What else should Britain be rethinking?

How about football? No, not the HGH, head-trauma-inducing, American sport. I’m talking hooligans, advertising on the uniforms, and singing songs until you are horse because a tie game is the bloody dog’s bollocks! You know, soccer!

Now comes word that a global betting scam located in Singapore may have fixed more than 680 matches! Blimey! We’re buggered, for sure! These games include qualifying games for the World Cup and European Championships, and the Champions League for top European teams. WAAWAAI’m not sure how you fix a nil-nil match between the Everton Toffees and the Queens Park Rangers, but I’m pretty sure it involves a red card and a mid-fielder writhing on the ground after being grazed by a Croatian defenseman. Turns out, this sport is more crooked than a Beckham penalty kick. They say it involved the bribing of players and referees, and about 425 corrupt officials, players, and serious criminals in 15 countries.

This goes far beyond England, of course.
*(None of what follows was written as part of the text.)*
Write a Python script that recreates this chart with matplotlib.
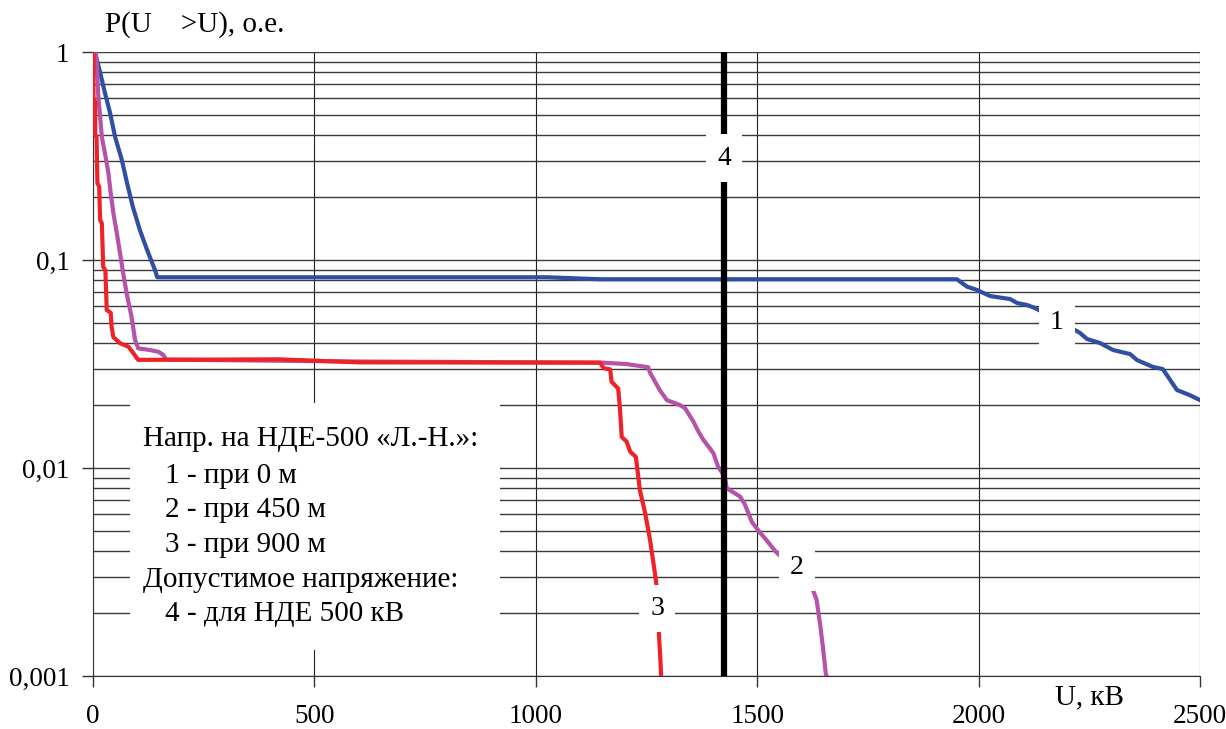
import matplotlib
matplotlib.use("Agg")
import matplotlib.pyplot as plt
from matplotlib.patches import Rectangle
from matplotlib.ticker import NullFormatter, LogLocator

# ---------------- data ----------------
u1 = [4, 16, 27, 38, 50, 65, 77, 90, 106, 122, 140, 145, 1025, 1145, 1951, 1974, 1996, 2026,
      2071, 2087, 2109, 2127, 2175, 2229, 2245, 2274, 2304, 2342, 2358, 2394, 2416, 2448, 2477, 2500]
p1 = [1.0, 0.80, 0.635, 0.515, 0.39, 0.303, 0.234, 0.18, 0.139, 0.112, 0.0895, 0.0826, 0.0826, 0.0808,
      0.0808, 0.0744, 0.0718, 0.0671, 0.0649, 0.0621, 0.0608, 0.0588, 0.052, 0.0446, 0.0417, 0.0399,
      0.0369, 0.0353, 0.0330, 0.0306, 0.0299, 0.0237, 0.0224, 0.0212]

u2 = [6, 8, 12, 16, 20, 27, 35, 40, 46, 54, 61, 68, 76, 87, 95, 102, 129, 148, 159, 165, 600,
      1150, 1205, 1254, 1258, 1280, 1296, 1325, 1337, 1356, 1367, 1378, 1401, 1412, 1427, 1431,
      1461, 1472, 1488, 1506, 1521, 1540, 1580, 1623, 1634, 1642, 1649, 1655, 1657]
p2 = [1.0, 0.915, 0.61, 0.489, 0.39, 0.326, 0.26, 0.209, 0.168, 0.134, 0.108, 0.0866, 0.0691,
      0.0534, 0.0413, 0.0376, 0.0369, 0.0362, 0.0349, 0.0332, 0.0325,
      0.0321, 0.0316, 0.0305, 0.0287, 0.0237, 0.0212, 0.0201, 0.0194, 0.0167, 0.0150, 0.0137,
      0.0118, 0.0101, 0.0091, 0.0080, 0.0073, 0.0067, 0.0055, 0.0049, 0.0045, 0.0040, 0.0033,
      0.00269, 0.00233, 0.00178, 0.00134, 0.00102, 0.001]

u3 = [1, 1, 5, 5, 8, 10, 14, 16, 20, 23, 28, 31, 40, 42, 46, 61, 80, 91, 102, 420, 600,
      1145, 1153, 1168, 1171, 1186, 1190, 1194, 1205, 1213, 1226, 1235, 1247, 1258, 1269,
      1275, 1277, 1281, 1283]
p3 = [1.0, 0.588, 0.577, 0.40, 0.39, 0.234, 0.225, 0.156, 0.15, 0.093, 0.089, 0.0575, 0.0557,
      0.0478, 0.0426, 0.0398, 0.0383, 0.0357, 0.0331, 0.0333, 0.0322,
      0.0321, 0.0302, 0.0298, 0.026, 0.0241, 0.0194, 0.0141, 0.0134, 0.0120, 0.0113, 0.00784,
      0.00606, 0.00451, 0.00312, 0.0025, 0.00173, 0.00124, 0.001]

u_allow = 1425  # curve 4: permissible voltage

x_ticks = [0, 500, 1000, 1500, 2000, 2500]
x_ticklabels = ["0", "500", "1000", "1500", "2000", "2500"]
y_ticks = [0.001, 0.01, 0.1, 1]
y_ticklabels = ["0,001", "0,01", "0,1", "1"]

legend_lines = ["Напр. на НДЕ-500 «Л.-Н.»:", "1 - при 0 м", "2 - при 450 м",
                "3 - при 900 м", "Допустимое напряжение:", "4 - для НДЕ 500 кВ"]
legend_indent = [False, True, True, True, False, True]

curve_labels = ["1", "2", "3", "4"]
label_pos_u = [2177, 1590, 1274, 1425]
label_pos_p = [0.0503, 0.00334, 0.00211, 0.309]

# ---------------- figure ----------------
plt.rcParams['font.family'] = ['Liberation Serif', 'DejaVu Serif']
W, H = 1226, 729
fig = plt.figure(figsize=(W / 100, H / 100), dpi=100)
ax = fig.add_axes([93 / W, 1 - 676 / H, (1200 - 93) / W, (676 - 52) / H])

ax.set_yscale('log')
ax.set_xlim(0, 2500)
ax.set_ylim(0.001, 1)

ax.set_xticks(x_ticks)
ax.set_xticklabels(x_ticklabels)
ax.set_yticks(y_ticks)
ax.set_yticklabels(y_ticklabels)
ax.yaxis.set_minor_locator(LogLocator(base=10, subs=range(2, 10)))
ax.yaxis.set_minor_formatter(NullFormatter())
ax.tick_params(axis='both', which='major', labelsize=19.5, direction='out',
               length=8, width=1, color='#333333')
ax.tick_params(axis='x', which='major', pad=12)
ax.tick_params(axis='y', which='major', pad=9)
ax.tick_params(axis='y', which='minor', length=0)

ax.grid(True, axis='y', which='both', color='#3a3a3a', linewidth=1.0)
ax.grid(True, axis='x', which='major', color='#222222', linewidth=0.8)
ax.spines['top'].set_visible(False)
ax.spines['right'].set_visible(False)
ax.spines['left'].set_color('#333333')
ax.spines['bottom'].set_color('#333333')
ax.set_axisbelow(True)

# curves
ax.plot(u1, p1, color='#2F4FA2', linewidth=3.0, zorder=3, solid_joinstyle='round')
ax.plot(u2, p2, color='#B552AA', linewidth=3.0, zorder=3, solid_joinstyle='round')
ax.plot(u3, p3, color='#EE2227', linewidth=3.0, zorder=4, solid_joinstyle='round')
ax.axvline(u_allow, color='black', linewidth=4.5, zorder=5)

# curve number labels with white background
for t, xu, yp in zip(curve_labels, label_pos_u, label_pos_p):
    ax.text(xu, yp, t, fontsize=20, ha='center', va='center', zorder=10,
            bbox=dict(boxstyle='square,pad=0.4', facecolor='white', edgecolor='none'))

# legend box (white, covering grid)
x0, y0, x1, y1 = 130, 403, 500, 650
fig.patches.append(Rectangle((x0 / W, 1 - y1 / H), (x1 - x0) / W, (y1 - y0) / H,
                             transform=fig.transFigure, facecolor='white',
                             edgecolor='none', zorder=6))
line_y = [439, 476, 510, 545, 580, 614]
for txt, ind, yy in zip(legend_lines, legend_indent, line_y):
    fig.text((165 if ind else 143) / W, 1 - yy / H, txt, fontsize=21,
             ha='left', va='center', zorder=7)

# axis titles
fig.text(105 / W, 1 - 25 / H, "P(U    >U), о.е.", fontsize=21, ha='left', va='center')
fig.text(1055 / W, 1 - 697 / H, "U, кВ", fontsize=21, ha='left', va='center')

fig.savefig("out.png", dpi=100, facecolor='white')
It involves international matches in Turkey, Germany, Switzerland, Belgium, Croatia, Austria, Hungary, Bosnia, Slovenia, and Canada. You know it’s serious when Canada gets caught cheating.

This is the kind of scandal that can bury a sport faster than a medieval king with a head wound and scoliosis. Like the unfortunate king, it could ruin your reputation for centuries. What else should England be rethinking? The benefits of dental hygiene? Driving on the left side of the road?

Actually, I have no complaints about England. I’d love to go there, search for more kings, and bet on a football match. Only now I’m afraid that perhaps Romeo and Juliet didn’t love each other but were actually just good friends. It’s time to recalibrate, people!